High Mileage: Red Flag or Advantageous Deal?

When buying a used car, many people focus on the mileage. It most often turns out to be one of the determining parameters of the vehicle’s condition. But how many thousand miles on the odometer are acceptable? Are seventy miles a lot? How about one hundred and twenty? The used car experts from Indy Auto Man explain what mileage a car should have so that the purchase can be called a good deal.

What good mileage is

The average owner drives about 10-12 thousand miles per year. The best mileage when buying a used vehicle should be at or below the annual average. Based on this, a five-year-old car can be considered a low- mileage with about 30-40 hundred thousand miles. A longer holding period, such as ten years, is guaranteed to exceed one hundred and twenty thousand. If the number on the odometer is significantly higher, the wear and tear of the car is more tangible. 

In theory, a car with higher mileage should have more problems, and maintenance costs only increase over time, even on the used cars with the least problems. However, mileage is not always a death sentence.

Factors affecting wear and tear

It happens that a high-mileage car is in a better state compared to a newer one. The reason is operating conditions and compliance with the manufacturer’s requirements.

The wear and tear of a vehicle – its body, assemblies, components, and mechanisms – is most affected by the operating mode. This concept includes road conditions, ambient temperature, and climate. In addition, the quality of fuel and consumables, timely maintenance, and driver experience are vital.

These factors are important to consider when choosing a car with mileage above the 60,000 miles mark:

Climatic conditions

Operating a vehicle at low temperatures increases the viscosity of oils, friction, and, accordingly, wear of parts. This phenomenon is especially typical for starting and warming up the engine. In addition, some unevaporated gasoline or diesel fuel settles on the cylinder walls, impairing lubrication. The oil properties also deteriorate at elevated temperatures, which naturally increases friction.

Wear of body elements

Even if the car has never been in a garage or under a shed, its paintwork will be in good condition for many years. Most problems with the body are associated with getting into an accident, after which pockets of corrosion may appear. Regardless of the mileage, it is crucial to examine the paintwork. It is best to entrust this task to a professional who has a thickness gauge.

Wear of mechanisms and units

The more accelerations, braking, and stops, the faster the car exhausts its potential. The highest load is typical for a vehicle used for short-distance trips in cities with heavy traffic like Indianapolis. Variable driving mode significantly accelerates its wear. Sharp starting and braking, bad roads, and weight overload significantly reduce the car’s lifespan.

Roads quality 

The ideal scenario for most cars is driving on empty and flat highways. On rural and forest dirt in off-road conditions, any vehicle wears out much faster, both the engine and chassis experience considerable loads. Thus, with the same mileage, the same models may differ greatly in the technical condition of the units and mechanisms.

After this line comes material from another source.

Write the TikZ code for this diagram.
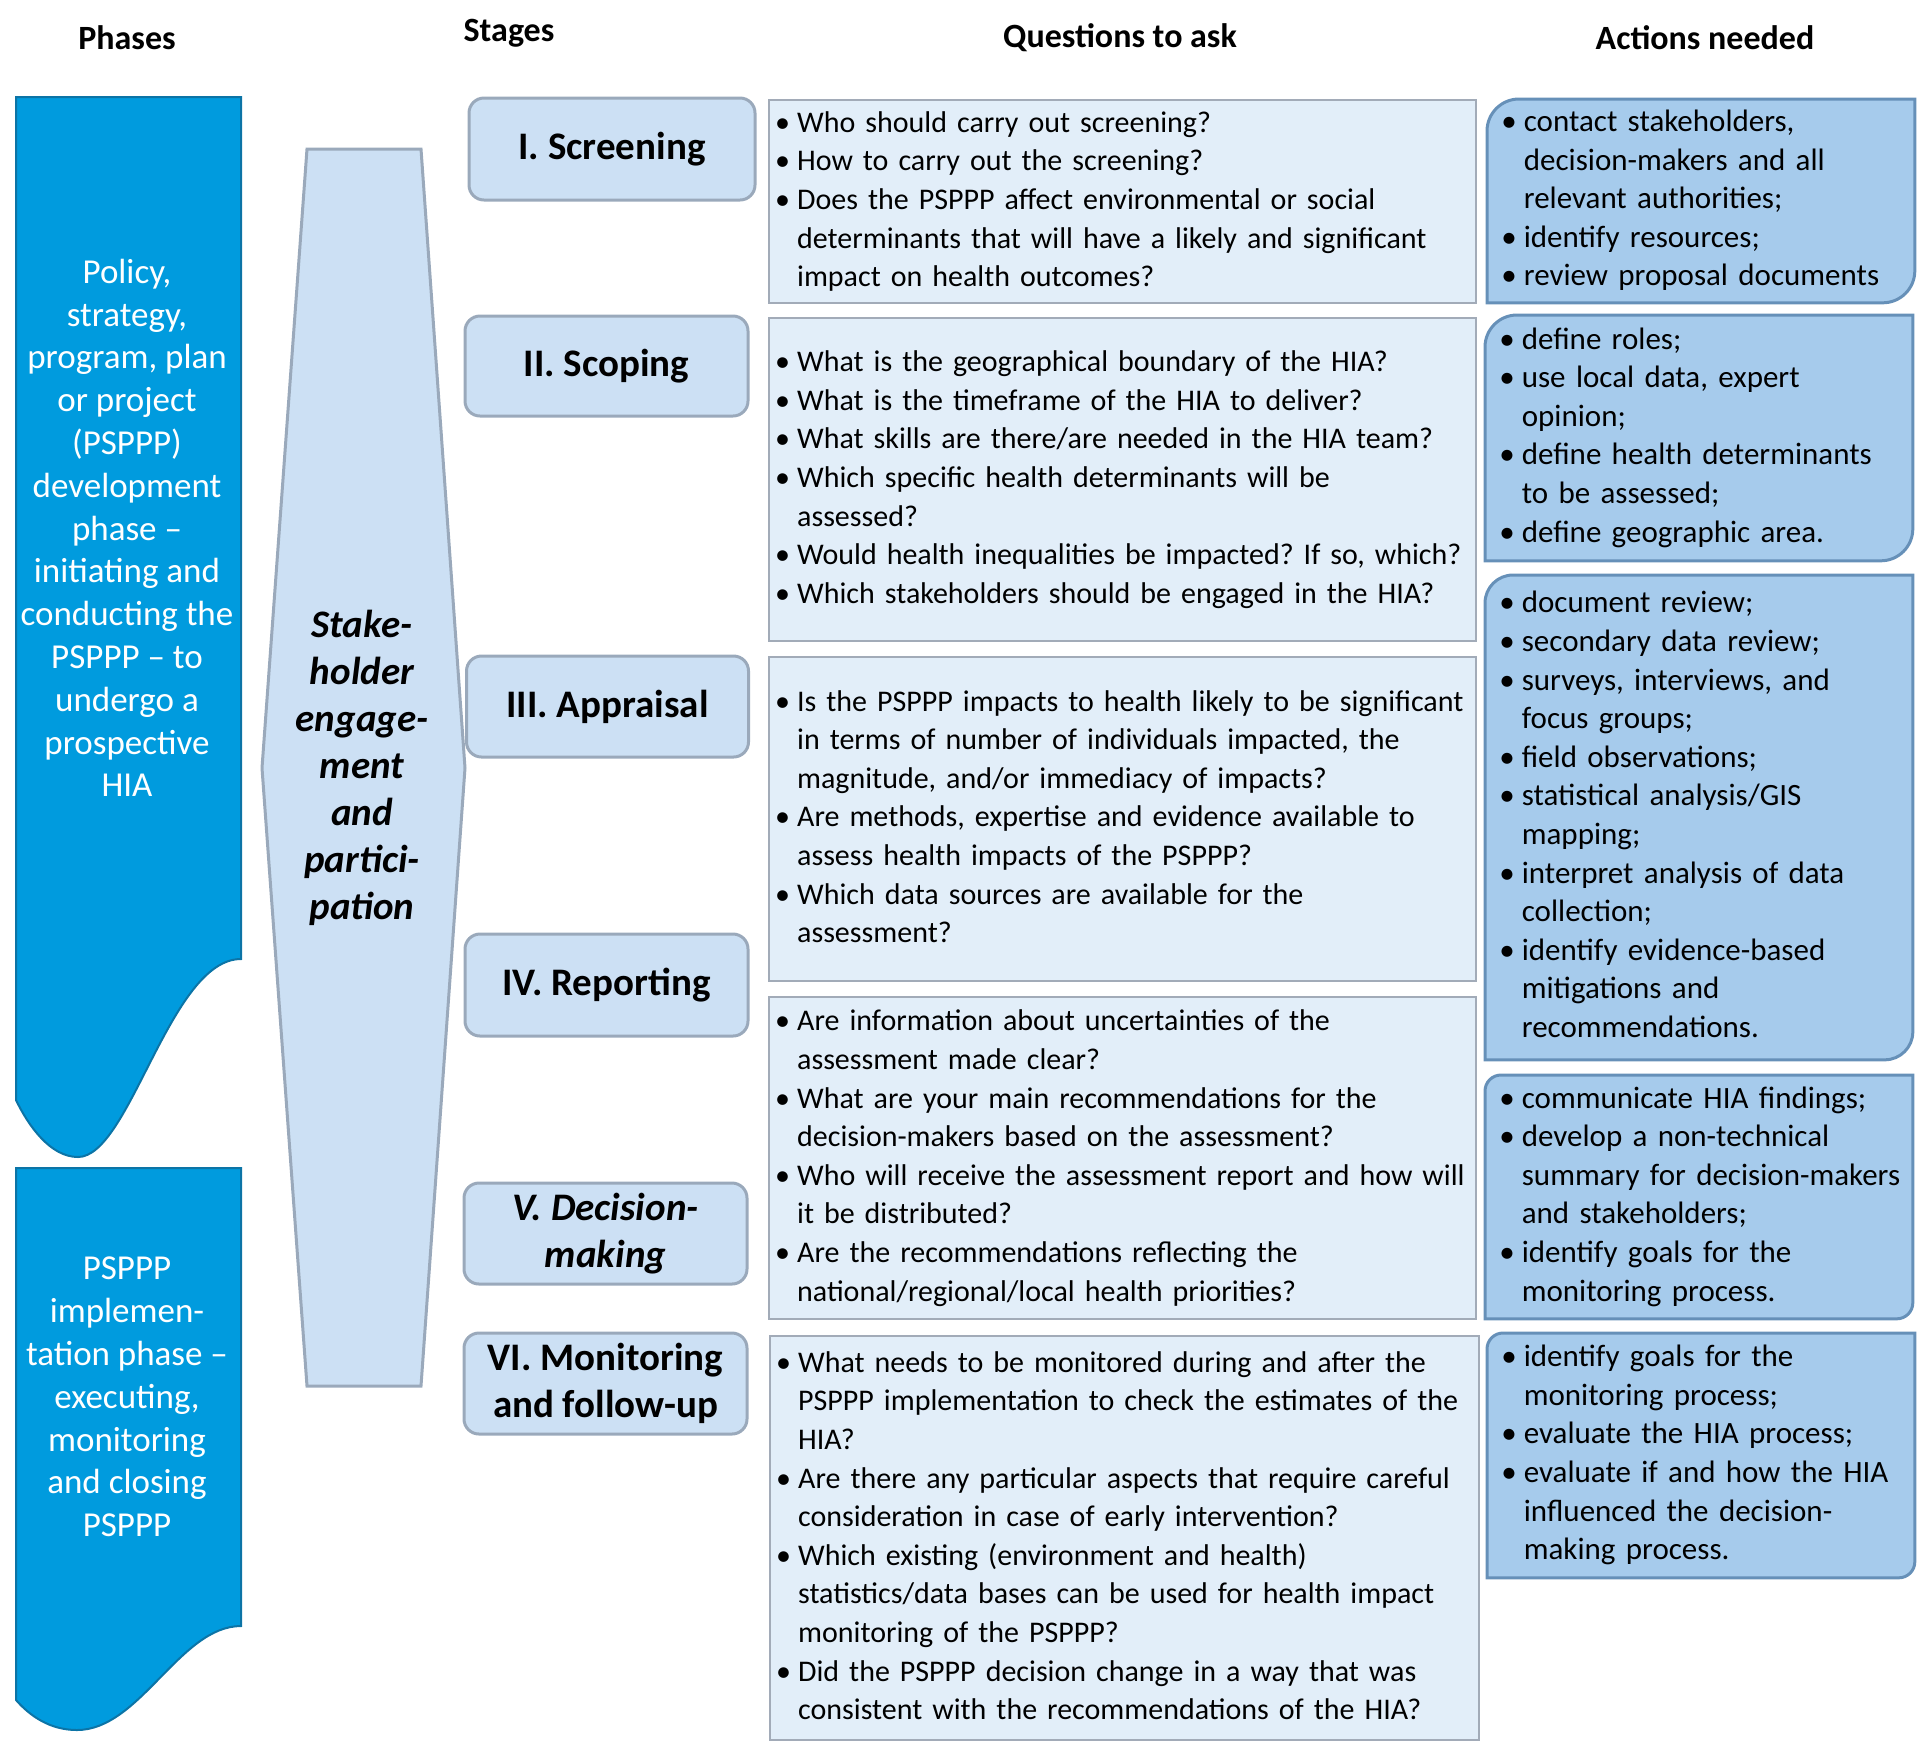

It is impossible to find out exactly where the car was driven. One should not hope the seller will reveal the truth, especially if the potential buyer may not like it. It is better to use common sense: nobody buys a Ford Bronco SUV for driving only in the city. And if such a specimen has actively conquered off-road, then, even with low mileage, its condition must be inspected.

Is high mileage worth the deal?

Naturally, there is nothing good about high mileage, but an old car is usually cheaper than a new one. So, the buyer should try to balance age, mileage, and condition with price. The best value for money is easiest to find in the age group of four to five years, and in general, the car can remain in fairly good condition for up to eight to ten years.